## Stated problem
Where the data below has the string "matplotlib", return the whole line.
-------------------------
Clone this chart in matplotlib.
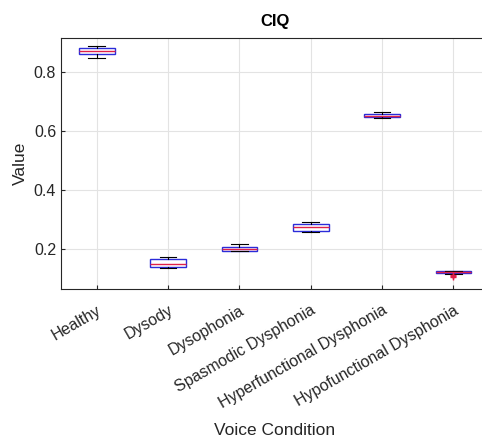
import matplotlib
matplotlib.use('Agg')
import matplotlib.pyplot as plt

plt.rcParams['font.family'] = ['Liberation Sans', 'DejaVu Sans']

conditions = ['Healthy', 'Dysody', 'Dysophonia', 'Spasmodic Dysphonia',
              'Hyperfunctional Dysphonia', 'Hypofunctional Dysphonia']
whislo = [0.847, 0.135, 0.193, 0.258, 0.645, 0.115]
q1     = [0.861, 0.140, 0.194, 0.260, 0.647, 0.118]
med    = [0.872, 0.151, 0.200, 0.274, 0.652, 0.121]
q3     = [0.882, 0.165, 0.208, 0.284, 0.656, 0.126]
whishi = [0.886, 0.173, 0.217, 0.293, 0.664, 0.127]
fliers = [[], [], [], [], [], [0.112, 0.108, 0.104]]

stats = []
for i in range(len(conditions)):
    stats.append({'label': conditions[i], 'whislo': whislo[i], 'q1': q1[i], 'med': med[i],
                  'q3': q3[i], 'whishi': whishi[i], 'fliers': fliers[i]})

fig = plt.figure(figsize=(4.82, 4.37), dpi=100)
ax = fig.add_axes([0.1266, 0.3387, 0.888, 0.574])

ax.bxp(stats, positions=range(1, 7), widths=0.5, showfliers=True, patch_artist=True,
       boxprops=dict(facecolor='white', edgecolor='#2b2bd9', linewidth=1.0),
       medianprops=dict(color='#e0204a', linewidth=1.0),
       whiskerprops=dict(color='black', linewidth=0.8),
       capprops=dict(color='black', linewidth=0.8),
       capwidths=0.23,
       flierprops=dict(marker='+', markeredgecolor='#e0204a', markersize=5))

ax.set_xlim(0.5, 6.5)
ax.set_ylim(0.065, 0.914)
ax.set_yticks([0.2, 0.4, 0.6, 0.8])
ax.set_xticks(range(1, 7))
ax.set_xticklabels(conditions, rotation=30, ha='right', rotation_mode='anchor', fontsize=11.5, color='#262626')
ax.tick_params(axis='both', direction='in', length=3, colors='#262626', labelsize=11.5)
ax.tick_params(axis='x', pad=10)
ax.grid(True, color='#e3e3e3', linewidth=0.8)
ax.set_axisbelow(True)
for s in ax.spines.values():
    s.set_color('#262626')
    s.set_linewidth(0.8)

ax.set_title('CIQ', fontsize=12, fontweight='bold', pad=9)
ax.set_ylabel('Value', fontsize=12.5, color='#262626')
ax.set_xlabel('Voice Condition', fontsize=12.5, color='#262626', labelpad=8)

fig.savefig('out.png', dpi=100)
-------------------------
## Answer below
Clone this chart in matplotlib.
import matplotlib
matplotlib.use('Agg')
import matplotlib.pyplot as plt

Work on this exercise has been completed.